Although lack of written plan terms may seem to allow employers greater latitude and discretion in paying severance packages, the absence of a written plan may actually restrict your ability to amend or terminate a severance package, particularly if the severance package is actually an ERISA plan (plus remember, if your severance pay arrangement is an ERISA plan, it must be in writing).  Numerous cases have found that where an employer handles its severance matters on an informal basis, the employer's past practices provide the basis on which a terminated employee or group of employees may make a claim for the same severance benefits.  This type of claim rests on the premise that the employer's past practices have established an ERISA plan, and that the benefit levels previously paid by the employer must be paid to the terminated employees now claiming benefits because the employer has not reserved the express right to reduce them.

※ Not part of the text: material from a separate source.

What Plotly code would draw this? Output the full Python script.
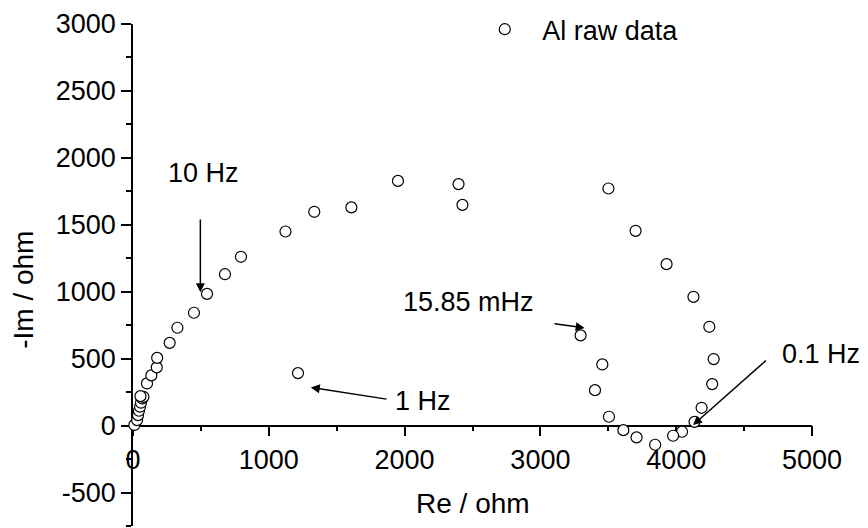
import plotly.graph_objects as go

# ---- data (Re, -Im in ohm) ----
re_ohm = [10, 30, 37, 44, 52, 59, 69, 77, 55, 103, 135, 175, 178, 270, 327, 449, 545,
          677, 795, 1123, 1335, 1608, 1951, 2397, 2426, 1215,
          3501, 3701, 3929, 4127, 4244, 4276, 4265, 4187, 4135,
          4043, 3977, 3845, 3708, 3611, 3505, 3402, 3456, 3296]
im_ohm = [5, 41, 78, 111, 141, 171, 203, 215, 220, 315, 375, 435, 506, 618, 731, 843, 984,
          1131, 1261, 1450, 1597, 1630, 1828, 1804, 1649, 392,
          1771, 1455, 1206, 962, 738, 497, 310, 133, 28,
          -46, -76, -143, -88, -34, 66, 265, 457, 674]
series_name = "Al raw data"

x_ticks = [0, 1000, 2000, 3000, 4000, 5000]
y_ticks = [-500, 0, 500, 1000, 1500, 2000, 2500, 3000]

# frequency labels: text, arrow tail, arrow tip (data coords)
freq_labels = ["10 Hz", "1 Hz", "15.85 mHz", "0.1 Hz"]
arrow_tail = [(496, 1550), (1878, 196), (3093, 763), (4672, 496)]
arrow_tip = [(496, 997), (1309, 285), (3326, 730), (4124, 4)]
# label text centres: (x in paper units, y in data units)
label_pos = [(0.1041, 1886), (0.4266, 183), (0.4944, 926), (1.0138, 534)]

FONT = "Liberation Sans, Arial, sans-serif"
FS = 27

fig = go.Figure()
fig.add_trace(go.Scatter(
    x=re_ohm, y=im_ohm, mode="markers", name=series_name,
    marker=dict(symbol="circle", size=11, color="white",
                line=dict(color="black", width=1.2)),
    cliponaxis=False,
))

annotations = []
for txt, (tx, ty), (ax, ay), (px, py) in zip(freq_labels, label_pos, arrow_tail, arrow_tip):
    annotations.append(dict(x=tx, y=ty, xref="paper", yref="y", text=txt, showarrow=False,
                            font=dict(family=FONT, size=FS, color="black"),
                            xanchor="center", yanchor="middle"))
    annotations.append(dict(x=px, y=py, ax=ax, ay=ay, xref="x", yref="y",
                            axref="x", ayref="y", text="", showarrow=True,
                            arrowhead=2, arrowsize=1.2, arrowwidth=1.5,
                            arrowcolor="black", standoff=0))

# axis titles
annotations.append(dict(x=0.5, y=0.044, xref="paper", yref="paper", text="Re / ohm",
                        showarrow=False, font=dict(family=FONT, size=28, color="black"),
                        xanchor="center", yanchor="middle"))
annotations.append(dict(x=-0.1624, y=0.47, xref="paper", yref="paper", text="-Im / ohm",
                        textangle=-90, showarrow=False,
                        font=dict(family=FONT, size=28, color="black"),
                        xanchor="center", yanchor="middle"))

# page body has an 8px margin, so the figure is shrunk by 8px and margins compensate
fig.update_layout(
    width=860, height=520,
    margin=dict(l=125, r=56, t=16, b=2, autoexpand=False),
    paper_bgcolor="white", plot_bgcolor="white",
    font=dict(family=FONT, size=FS, color="black"),
    showlegend=True,
    legend=dict(x=0.4923, y=0.9887, xanchor="left", yanchor="middle", itemwidth=65,
                bgcolor="rgba(0,0,0,0)", font=dict(family=FONT, size=FS, color="black")),
    annotations=annotations,
    xaxis=dict(range=[0, 5000], anchor="free", position=0.2,
               showline=True, linecolor="black", linewidth=1.5,
               showgrid=False, zeroline=False,
               ticks="outside", ticklen=10, tickwidth=1.5, tickcolor="black",
               tickvals=x_ticks, ticktext=[str(v) for v in x_ticks],
               minor=dict(dtick=500, tick0=0, ticks="outside", ticklen=5,
                          tickwidth=1.5, tickcolor="black", showgrid=False),
               tickfont=dict(family=FONT, size=FS, color="black"),
               layer="below traces"),
    yaxis=dict(range=[-750, 3000], anchor="x",
               showline=True, linecolor="black", linewidth=1.5,
               showgrid=False, zeroline=False,
               ticks="outside", ticklen=10, tickwidth=1.5, tickcolor="black",
               tickvals=y_ticks, ticktext=[str(v) for v in y_ticks],
               minor=dict(dtick=250, tick0=0, ticks="outside", ticklen=5,
                          tickwidth=1.5, tickcolor="black", showgrid=False),
               tickfont=dict(family=FONT, size=FS, color="black"),
               layer="below traces"),
)

fig.write_html("out.html")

In addition, a written plan allows the employer to determine what severance, if any, would be payable upon a specified event, such as a corporate sale, divestiture of a unit, restructuring, or a lay-off.  Having a plan document also allows an employer to grant the plan administrator the discretion to make all eligibility and benefit determinations, enabling the employer to have the benefit of deferential review of those determinations in the event of a lawsuit.  If the discretion to grant or deny severance pay is not expressly stated in a written plan, then you may be left with a court determining your severance pay benefits.

Conclusion

The design of a severance pay arrangement depends on an employer's objective.  Severance pay can serve many purposes, including acting as a recruiting tool, rewarding an employee for long service, or providing an employee with economic protection in the event of job elimination, downsizing or sale of the business.  Whatever the objective, employers and advisors must be mindful of the legal traps posed by severance pay arrangements.  By keeping in mind the "seven deadly sins" of severance pay when designing or negotiating your severance pay arrangements, you can achieve your desired objectives while avoiding unintended legal consequences.